> **Your task**
From the first line of the listing below, retype each line up to and including the one with "mu12 = [3.32, 3.14, 3.48, 3.78, 3.84]"; pictures stay out.

Rows from a dataset of charts and code
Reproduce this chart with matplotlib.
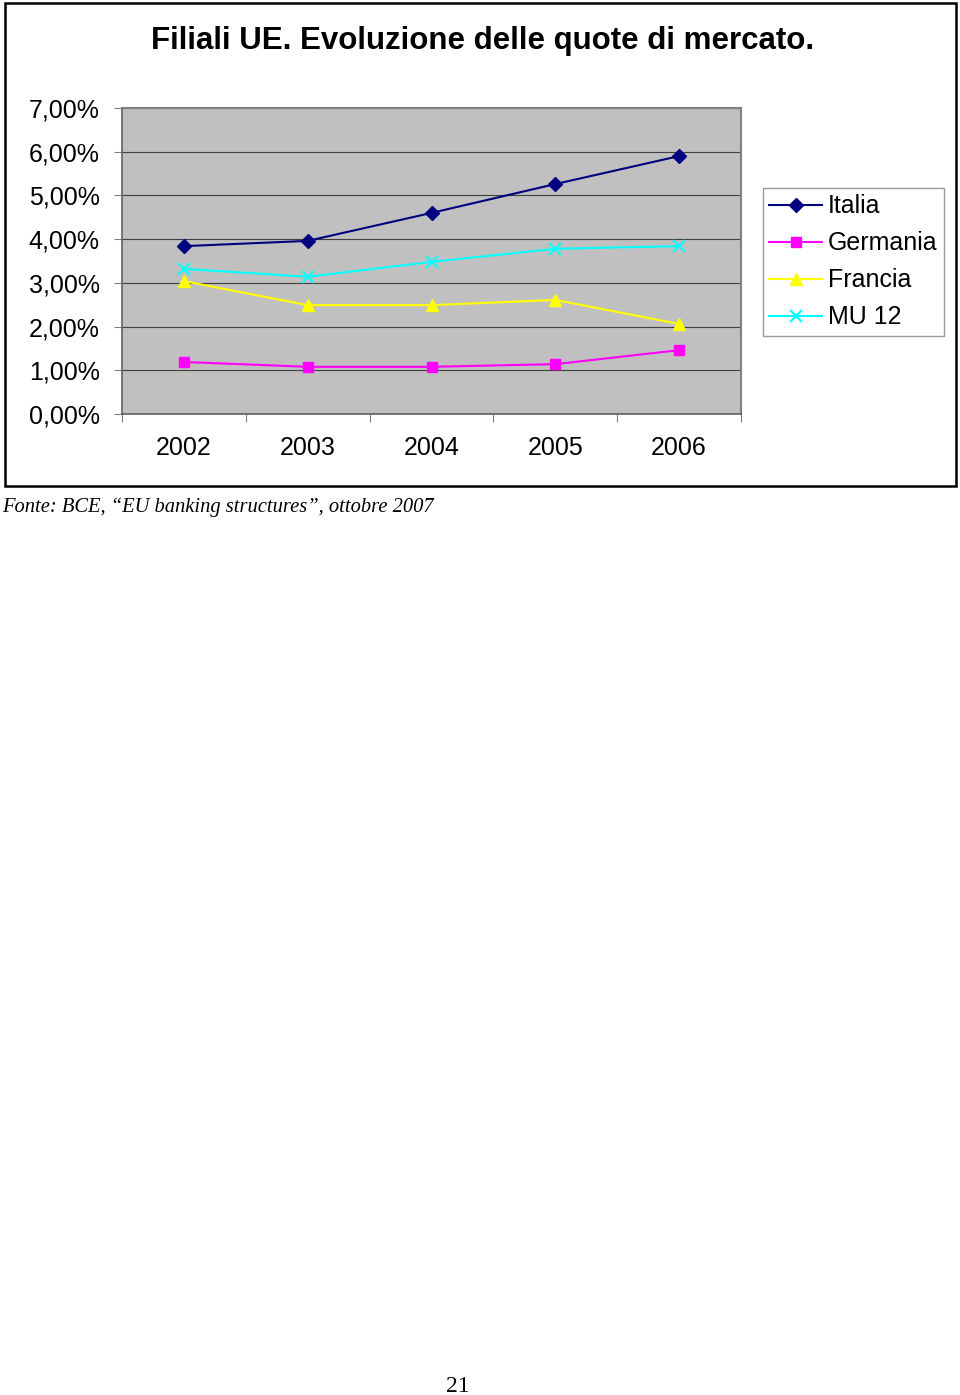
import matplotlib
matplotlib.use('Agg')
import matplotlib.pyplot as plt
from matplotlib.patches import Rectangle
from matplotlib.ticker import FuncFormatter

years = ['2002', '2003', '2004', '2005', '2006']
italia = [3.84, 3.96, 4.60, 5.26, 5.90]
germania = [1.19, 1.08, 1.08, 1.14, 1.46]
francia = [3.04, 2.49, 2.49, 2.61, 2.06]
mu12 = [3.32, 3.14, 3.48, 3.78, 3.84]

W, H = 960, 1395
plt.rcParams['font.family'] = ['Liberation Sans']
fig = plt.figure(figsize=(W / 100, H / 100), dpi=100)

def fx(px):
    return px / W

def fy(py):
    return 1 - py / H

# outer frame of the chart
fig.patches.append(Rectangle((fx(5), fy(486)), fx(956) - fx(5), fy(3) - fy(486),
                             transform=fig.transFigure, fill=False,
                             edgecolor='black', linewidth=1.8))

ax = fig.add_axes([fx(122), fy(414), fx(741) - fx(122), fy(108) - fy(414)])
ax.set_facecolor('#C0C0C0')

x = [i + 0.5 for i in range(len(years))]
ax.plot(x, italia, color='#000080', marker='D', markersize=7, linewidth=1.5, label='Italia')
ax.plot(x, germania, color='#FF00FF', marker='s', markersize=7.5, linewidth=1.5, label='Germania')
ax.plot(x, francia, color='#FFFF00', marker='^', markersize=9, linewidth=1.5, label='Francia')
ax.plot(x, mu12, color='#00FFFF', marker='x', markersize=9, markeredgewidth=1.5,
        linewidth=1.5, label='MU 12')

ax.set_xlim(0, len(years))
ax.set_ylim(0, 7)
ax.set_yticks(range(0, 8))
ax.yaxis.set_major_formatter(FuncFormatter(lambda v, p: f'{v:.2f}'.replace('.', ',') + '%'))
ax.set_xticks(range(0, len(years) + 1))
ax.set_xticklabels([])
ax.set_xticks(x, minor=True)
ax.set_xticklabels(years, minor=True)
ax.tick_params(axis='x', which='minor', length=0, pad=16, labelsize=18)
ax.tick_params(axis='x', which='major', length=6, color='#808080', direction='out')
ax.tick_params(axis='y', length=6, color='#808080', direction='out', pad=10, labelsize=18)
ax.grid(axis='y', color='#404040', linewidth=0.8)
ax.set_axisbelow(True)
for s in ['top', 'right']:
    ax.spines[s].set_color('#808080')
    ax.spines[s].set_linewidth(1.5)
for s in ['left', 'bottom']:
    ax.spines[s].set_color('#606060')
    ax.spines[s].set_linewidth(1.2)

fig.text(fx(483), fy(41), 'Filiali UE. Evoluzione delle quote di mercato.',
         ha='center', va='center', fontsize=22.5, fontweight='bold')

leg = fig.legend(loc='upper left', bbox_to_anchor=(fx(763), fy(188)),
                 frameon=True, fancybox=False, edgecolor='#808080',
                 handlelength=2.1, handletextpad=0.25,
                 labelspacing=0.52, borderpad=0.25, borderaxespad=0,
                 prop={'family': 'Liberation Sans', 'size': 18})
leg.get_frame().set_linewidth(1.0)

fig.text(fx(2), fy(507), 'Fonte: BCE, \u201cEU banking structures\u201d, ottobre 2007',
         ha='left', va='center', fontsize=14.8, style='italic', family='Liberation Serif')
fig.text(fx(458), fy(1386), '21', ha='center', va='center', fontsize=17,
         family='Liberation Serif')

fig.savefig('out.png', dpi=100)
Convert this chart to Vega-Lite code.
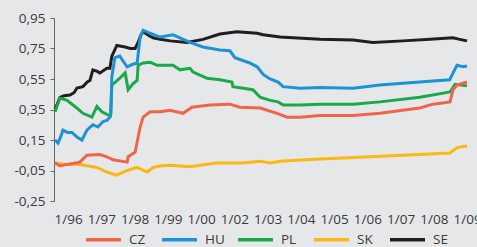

> **Full solution**
Reproduce this chart with matplotlib.
import matplotlib
matplotlib.use('Agg')
import matplotlib.pyplot as plt
from matplotlib.patches import Rectangle
from matplotlib.ticker import FuncFormatter

years = ['2002', '2003', '2004', '2005', '2006']
italia = [3.84, 3.96, 4.60, 5.26, 5.90]
germania = [1.19, 1.08, 1.08, 1.14, 1.46]
francia = [3.04, 2.49, 2.49, 2.61, 2.06]
mu12 = [3.32, 3.14, 3.48, 3.78, 3.84]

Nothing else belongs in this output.